-- BEGIN DATA LINES --

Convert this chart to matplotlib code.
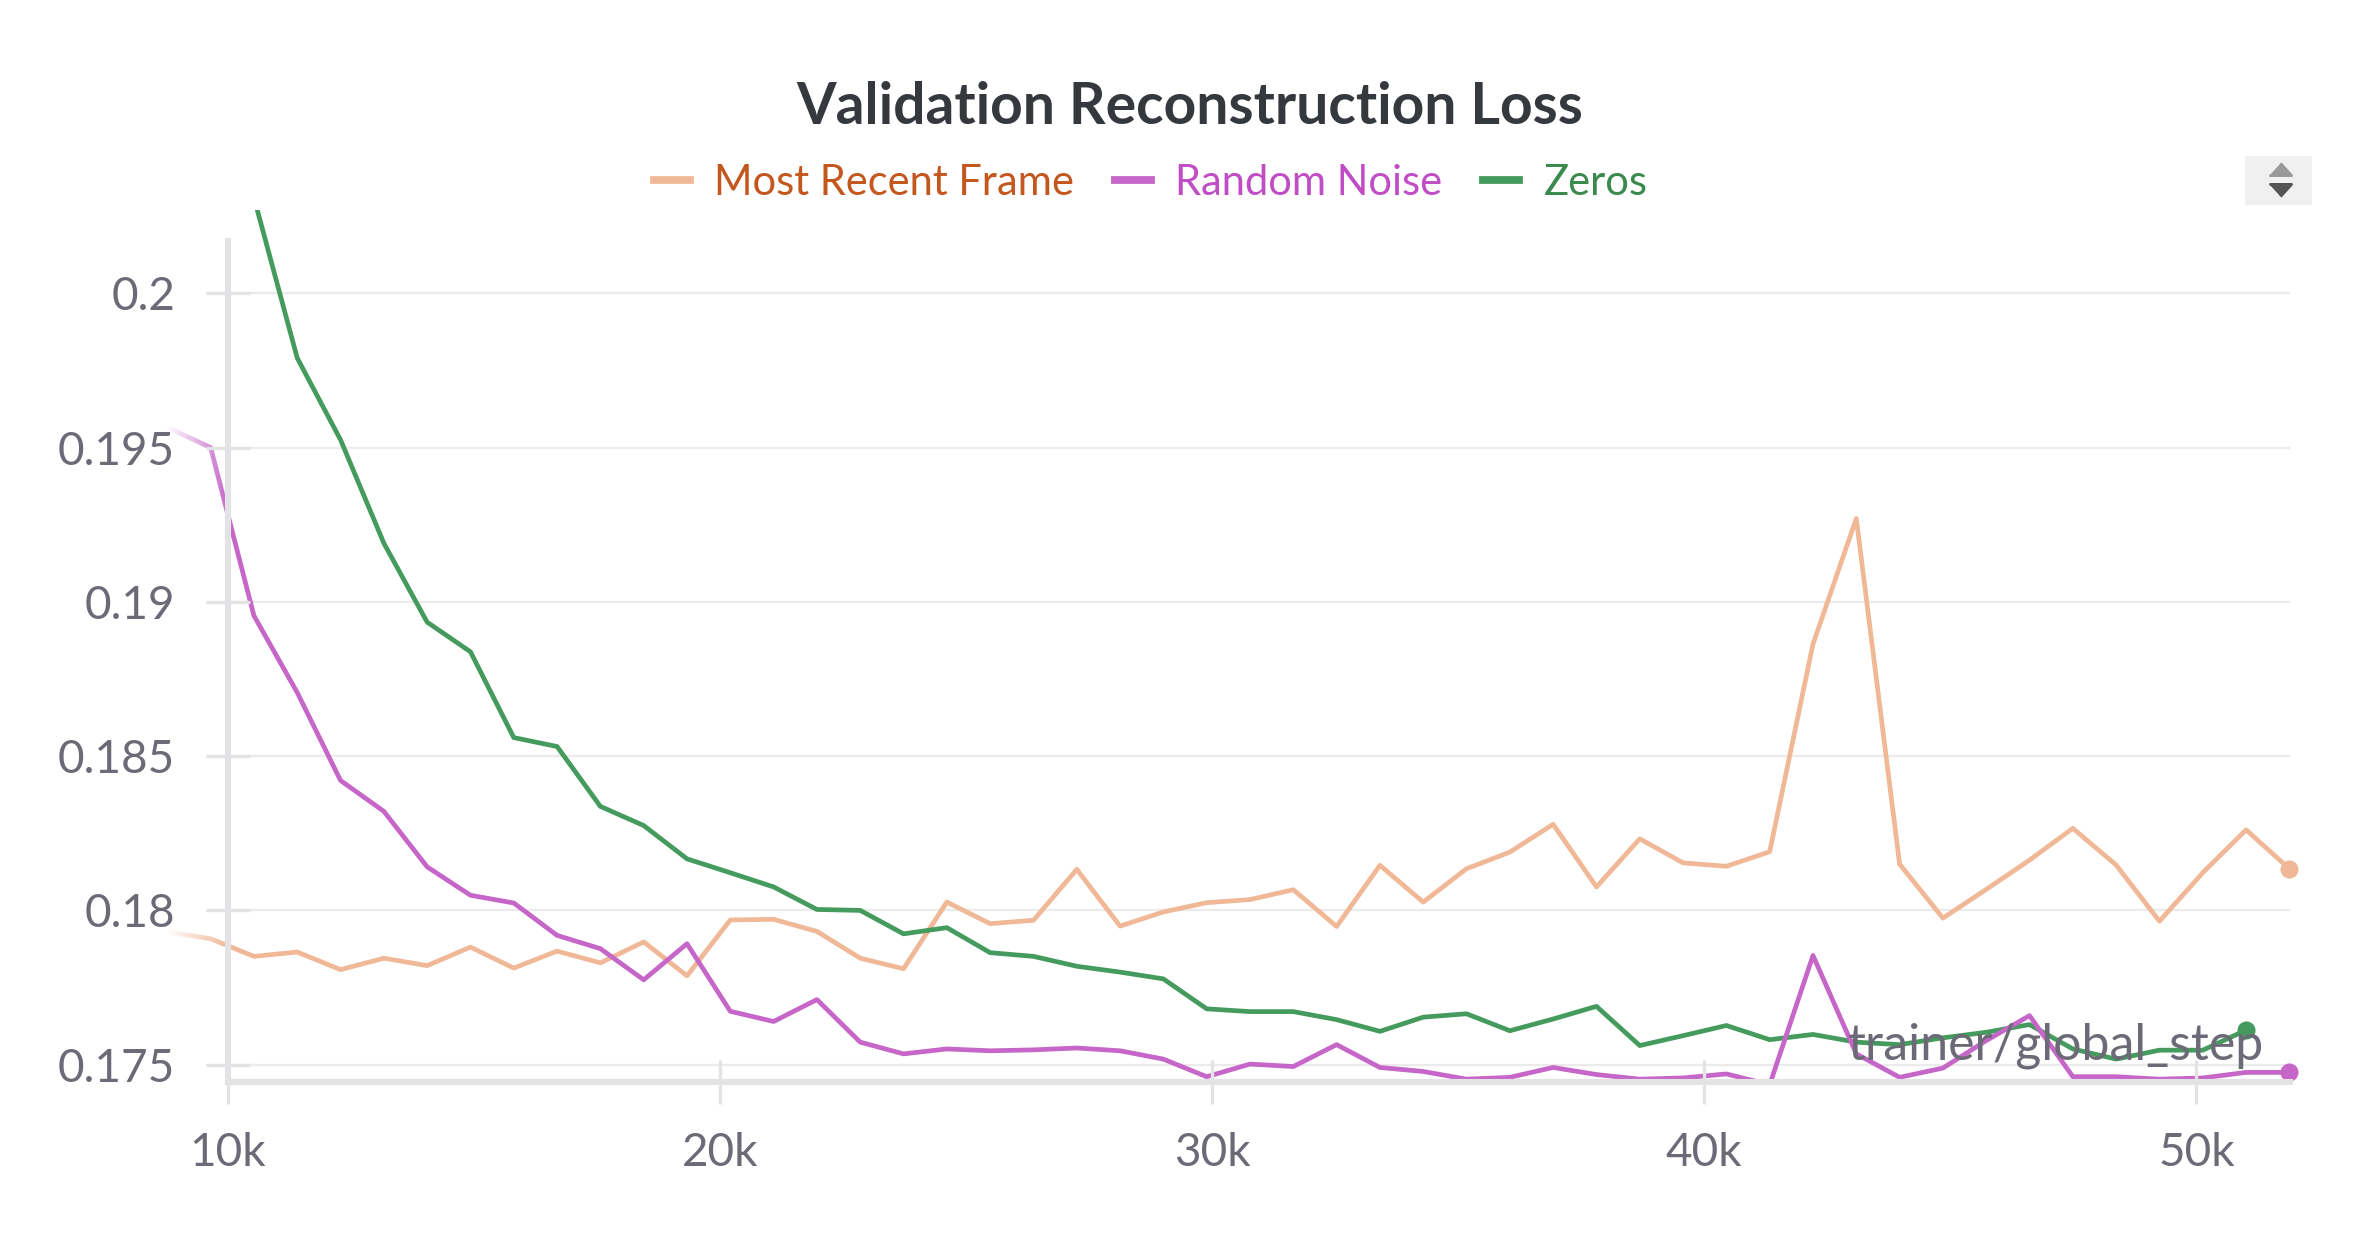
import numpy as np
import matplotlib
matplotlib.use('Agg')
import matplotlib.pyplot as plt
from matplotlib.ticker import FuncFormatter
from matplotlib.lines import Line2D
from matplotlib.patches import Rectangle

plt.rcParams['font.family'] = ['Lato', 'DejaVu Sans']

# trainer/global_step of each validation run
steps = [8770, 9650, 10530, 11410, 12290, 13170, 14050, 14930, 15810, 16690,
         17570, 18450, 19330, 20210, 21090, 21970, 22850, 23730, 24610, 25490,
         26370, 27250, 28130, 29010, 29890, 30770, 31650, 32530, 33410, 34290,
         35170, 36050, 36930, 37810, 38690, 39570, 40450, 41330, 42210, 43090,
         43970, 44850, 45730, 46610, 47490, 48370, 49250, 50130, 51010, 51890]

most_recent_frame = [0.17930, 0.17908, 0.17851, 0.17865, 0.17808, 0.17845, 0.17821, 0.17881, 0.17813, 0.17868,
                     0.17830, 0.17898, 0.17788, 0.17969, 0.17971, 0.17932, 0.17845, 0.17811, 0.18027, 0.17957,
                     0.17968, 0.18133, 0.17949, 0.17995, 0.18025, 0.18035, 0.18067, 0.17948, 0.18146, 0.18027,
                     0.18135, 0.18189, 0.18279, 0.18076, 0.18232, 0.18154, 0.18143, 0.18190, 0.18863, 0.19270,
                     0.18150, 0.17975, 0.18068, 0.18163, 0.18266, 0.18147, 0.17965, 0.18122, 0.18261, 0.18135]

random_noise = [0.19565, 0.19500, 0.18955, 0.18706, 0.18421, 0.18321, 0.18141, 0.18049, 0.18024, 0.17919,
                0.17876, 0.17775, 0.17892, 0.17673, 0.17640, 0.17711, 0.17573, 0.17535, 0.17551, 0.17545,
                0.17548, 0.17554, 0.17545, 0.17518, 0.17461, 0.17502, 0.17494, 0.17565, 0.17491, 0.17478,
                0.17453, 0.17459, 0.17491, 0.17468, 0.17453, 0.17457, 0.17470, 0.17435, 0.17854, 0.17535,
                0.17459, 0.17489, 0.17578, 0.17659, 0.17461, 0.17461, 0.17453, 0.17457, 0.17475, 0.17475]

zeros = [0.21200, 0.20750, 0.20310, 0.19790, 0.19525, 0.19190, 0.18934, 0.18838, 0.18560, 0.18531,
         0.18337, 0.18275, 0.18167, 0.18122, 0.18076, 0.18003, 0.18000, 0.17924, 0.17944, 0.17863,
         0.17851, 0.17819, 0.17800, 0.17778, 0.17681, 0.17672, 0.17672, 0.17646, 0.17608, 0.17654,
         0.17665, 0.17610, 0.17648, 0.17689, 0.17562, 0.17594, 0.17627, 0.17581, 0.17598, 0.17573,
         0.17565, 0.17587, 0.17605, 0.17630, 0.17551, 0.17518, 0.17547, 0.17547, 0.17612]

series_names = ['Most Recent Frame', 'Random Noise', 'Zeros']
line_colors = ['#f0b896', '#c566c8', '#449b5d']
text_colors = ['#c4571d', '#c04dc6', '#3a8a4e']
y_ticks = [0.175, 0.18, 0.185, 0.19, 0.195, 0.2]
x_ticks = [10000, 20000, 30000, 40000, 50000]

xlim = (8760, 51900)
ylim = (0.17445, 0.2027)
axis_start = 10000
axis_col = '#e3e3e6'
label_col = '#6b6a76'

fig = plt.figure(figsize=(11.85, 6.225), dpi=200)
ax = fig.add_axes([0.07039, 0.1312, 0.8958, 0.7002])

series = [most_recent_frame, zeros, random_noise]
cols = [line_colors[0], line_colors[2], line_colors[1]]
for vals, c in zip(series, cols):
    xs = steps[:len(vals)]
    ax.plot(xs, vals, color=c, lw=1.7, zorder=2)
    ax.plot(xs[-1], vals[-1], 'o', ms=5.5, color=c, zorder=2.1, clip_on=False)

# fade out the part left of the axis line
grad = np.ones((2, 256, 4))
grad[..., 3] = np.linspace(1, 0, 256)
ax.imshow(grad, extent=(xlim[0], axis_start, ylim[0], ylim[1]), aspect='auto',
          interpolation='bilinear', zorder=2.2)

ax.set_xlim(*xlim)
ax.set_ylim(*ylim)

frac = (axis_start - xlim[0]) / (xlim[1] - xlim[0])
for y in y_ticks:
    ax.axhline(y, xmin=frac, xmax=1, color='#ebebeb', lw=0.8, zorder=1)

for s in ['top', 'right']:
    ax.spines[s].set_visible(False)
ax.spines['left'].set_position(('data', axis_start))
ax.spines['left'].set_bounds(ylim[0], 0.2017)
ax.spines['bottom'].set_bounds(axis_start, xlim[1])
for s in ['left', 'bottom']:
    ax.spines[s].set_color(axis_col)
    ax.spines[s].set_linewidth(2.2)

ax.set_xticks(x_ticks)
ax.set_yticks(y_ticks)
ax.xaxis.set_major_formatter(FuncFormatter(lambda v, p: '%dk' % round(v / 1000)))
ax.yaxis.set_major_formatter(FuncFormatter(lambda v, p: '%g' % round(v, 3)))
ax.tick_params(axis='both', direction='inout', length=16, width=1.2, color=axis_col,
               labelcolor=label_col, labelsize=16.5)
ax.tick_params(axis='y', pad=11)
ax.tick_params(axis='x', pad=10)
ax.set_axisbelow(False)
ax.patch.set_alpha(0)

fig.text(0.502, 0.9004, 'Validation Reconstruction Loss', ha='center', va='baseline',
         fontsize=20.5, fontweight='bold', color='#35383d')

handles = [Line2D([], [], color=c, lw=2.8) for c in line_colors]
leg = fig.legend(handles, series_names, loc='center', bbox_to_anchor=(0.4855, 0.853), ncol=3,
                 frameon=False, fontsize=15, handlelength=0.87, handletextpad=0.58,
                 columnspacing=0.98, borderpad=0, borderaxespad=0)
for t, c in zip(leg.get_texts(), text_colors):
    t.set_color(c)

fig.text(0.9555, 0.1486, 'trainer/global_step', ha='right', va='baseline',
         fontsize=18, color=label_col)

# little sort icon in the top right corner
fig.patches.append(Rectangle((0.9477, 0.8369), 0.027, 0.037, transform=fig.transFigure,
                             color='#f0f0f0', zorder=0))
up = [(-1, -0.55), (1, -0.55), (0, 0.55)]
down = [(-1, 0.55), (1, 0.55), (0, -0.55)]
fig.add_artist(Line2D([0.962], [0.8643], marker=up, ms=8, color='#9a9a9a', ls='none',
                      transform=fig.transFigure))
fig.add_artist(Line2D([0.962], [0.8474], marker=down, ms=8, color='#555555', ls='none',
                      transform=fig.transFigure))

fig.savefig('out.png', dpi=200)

-- END DATA LINES --

**WORK INSTRUCTIONS:** The data above should be repeated exactly, minus any pictures.

**TASK ANSWER:**
Convert this chart to matplotlib code.
import numpy as np
import matplotlib
matplotlib.use('Agg')
import matplotlib.pyplot as plt
from matplotlib.ticker import FuncFormatter
from matplotlib.lines import Line2D
from matplotlib.patches import Rectangle

plt.rcParams['font.family'] = ['Lato', 'DejaVu Sans']

# trainer/global_step of each validation run
steps = [8770, 9650, 10530, 11410, 12290, 13170, 14050, 14930, 15810, 16690,
         17570, 18450, 19330, 20210, 21090, 21970, 22850, 23730, 24610, 25490,
         26370, 27250, 28130, 29010, 29890, 30770, 31650, 32530, 33410, 34290,
         35170, 36050, 36930, 37810, 38690, 39570, 40450, 41330, 42210, 43090,
         43970, 44850, 45730, 46610, 47490, 48370, 49250, 50130, 51010, 51890]

most_recent_frame = [0.17930, 0.17908, 0.17851, 0.17865, 0.17808, 0.17845, 0.17821, 0.17881, 0.17813, 0.17868,
                     0.17830, 0.17898, 0.17788, 0.17969, 0.17971, 0.17932, 0.17845, 0.17811, 0.18027, 0.17957,
                     0.17968, 0.18133, 0.17949, 0.17995, 0.18025, 0.18035, 0.18067, 0.17948, 0.18146, 0.18027,
                     0.18135, 0.18189, 0.18279, 0.18076, 0.18232, 0.18154, 0.18143, 0.18190, 0.18863, 0.19270,
                     0.18150, 0.17975, 0.18068, 0.18163, 0.18266, 0.18147, 0.17965, 0.18122, 0.18261, 0.18135]

random_noise = [0.19565, 0.19500, 0.18955, 0.18706, 0.18421, 0.18321, 0.18141, 0.18049, 0.18024, 0.17919,
                0.17876, 0.17775, 0.17892, 0.17673, 0.17640, 0.17711, 0.17573, 0.17535, 0.17551, 0.17545,
                0.17548, 0.17554, 0.17545, 0.17518, 0.17461, 0.17502, 0.17494, 0.17565, 0.17491, 0.17478,
                0.17453, 0.17459, 0.17491, 0.17468, 0.17453, 0.17457, 0.17470, 0.17435, 0.17854, 0.17535,
                0.17459, 0.17489, 0.17578, 0.17659, 0.17461, 0.17461, 0.17453, 0.17457, 0.17475, 0.17475]

zeros = [0.21200, 0.20750, 0.20310, 0.19790, 0.19525, 0.19190, 0.18934, 0.18838, 0.18560, 0.18531,
         0.18337, 0.18275, 0.18167, 0.18122, 0.18076, 0.18003, 0.18000, 0.17924, 0.17944, 0.17863,
         0.17851, 0.17819, 0.17800, 0.17778, 0.17681, 0.17672, 0.17672, 0.17646, 0.17608, 0.17654,
         0.17665, 0.17610, 0.17648, 0.17689, 0.17562, 0.17594, 0.17627, 0.17581, 0.17598, 0.17573,
         0.17565, 0.17587, 0.17605, 0.17630, 0.17551, 0.17518, 0.17547, 0.17547, 0.17612]

series_names = ['Most Recent Frame', 'Random Noise', 'Zeros']
line_colors = ['#f0b896', '#c566c8', '#449b5d']
text_colors = ['#c4571d', '#c04dc6', '#3a8a4e']
y_ticks = [0.175, 0.18, 0.185, 0.19, 0.195, 0.2]
x_ticks = [10000, 20000, 30000, 40000, 50000]

xlim = (8760, 51900)
ylim = (0.17445, 0.2027)
axis_start = 10000
axis_col = '#e3e3e6'
label_col = '#6b6a76'

fig = plt.figure(figsize=(11.85, 6.225), dpi=200)
ax = fig.add_axes([0.07039, 0.1312, 0.8958, 0.7002])

series = [most_recent_frame, zeros, random_noise]
cols = [line_colors[0], line_colors[2], line_colors[1]]
for vals, c in zip(series, cols):
    xs = steps[:len(vals)]
    ax.plot(xs, vals, color=c, lw=1.7, zorder=2)
    ax.plot(xs[-1], vals[-1], 'o', ms=5.5, color=c, zorder=2.1, clip_on=False)

# fade out the part left of the axis line
grad = np.ones((2, 256, 4))
grad[..., 3] = np.linspace(1, 0, 256)
ax.imshow(grad, extent=(xlim[0], axis_start, ylim[0], ylim[1]), aspect='auto',
          interpolation='bilinear', zorder=2.2)

ax.set_xlim(*xlim)
ax.set_ylim(*ylim)

frac = (axis_start - xlim[0]) / (xlim[1] - xlim[0])
for y in y_ticks:
    ax.axhline(y, xmin=frac, xmax=1, color='#ebebeb', lw=0.8, zorder=1)

for s in ['top', 'right']:
    ax.spines[s].set_visible(False)
ax.spines['left'].set_position(('data', axis_start))
ax.spines['left'].set_bounds(ylim[0], 0.2017)
ax.spines['bottom'].set_bounds(axis_start, xlim[1])
for s in ['left', 'bottom']:
    ax.spines[s].set_color(axis_col)
    ax.spines[s].set_linewidth(2.2)

ax.set_xticks(x_ticks)
ax.set_yticks(y_ticks)
ax.xaxis.set_major_formatter(FuncFormatter(lambda v, p: '%dk' % round(v / 1000)))
ax.yaxis.set_major_formatter(FuncFormatter(lambda v, p: '%g' % round(v, 3)))
ax.tick_params(axis='both', direction='inout', length=16, width=1.2, color=axis_col,
               labelcolor=label_col, labelsize=16.5)
ax.tick_params(axis='y', pad=11)
ax.tick_params(axis='x', pad=10)
ax.set_axisbelow(False)
ax.patch.set_alpha(0)

fig.text(0.502, 0.9004, 'Validation Reconstruction Loss', ha='center', va='baseline',
         fontsize=20.5, fontweight='bold', color='#35383d')

handles = [Line2D([], [], color=c, lw=2.8) for c in line_colors]
leg = fig.legend(handles, series_names, loc='center', bbox_to_anchor=(0.4855, 0.853), ncol=3,
                 frameon=False, fontsize=15, handlelength=0.87, handletextpad=0.58,
                 columnspacing=0.98, borderpad=0, borderaxespad=0)
for t, c in zip(leg.get_texts(), text_colors):
    t.set_color(c)

fig.text(0.9555, 0.1486, 'trainer/global_step', ha='right', va='baseline',
         fontsize=18, color=label_col)

# little sort icon in the top right corner
fig.patches.append(Rectangle((0.9477, 0.8369), 0.027, 0.037, transform=fig.transFigure,
                             color='#f0f0f0', zorder=0))
up = [(-1, -0.55), (1, -0.55), (0, 0.55)]
down = [(-1, 0.55), (1, 0.55), (0, -0.55)]
fig.add_artist(Line2D([0.962], [0.8643], marker=up, ms=8, color='#9a9a9a', ls='none',
                      transform=fig.transFigure))
fig.add_artist(Line2D([0.962], [0.8474], marker=down, ms=8, color='#555555', ls='none',
                      transform=fig.transFigure))

fig.savefig('out.png', dpi=200)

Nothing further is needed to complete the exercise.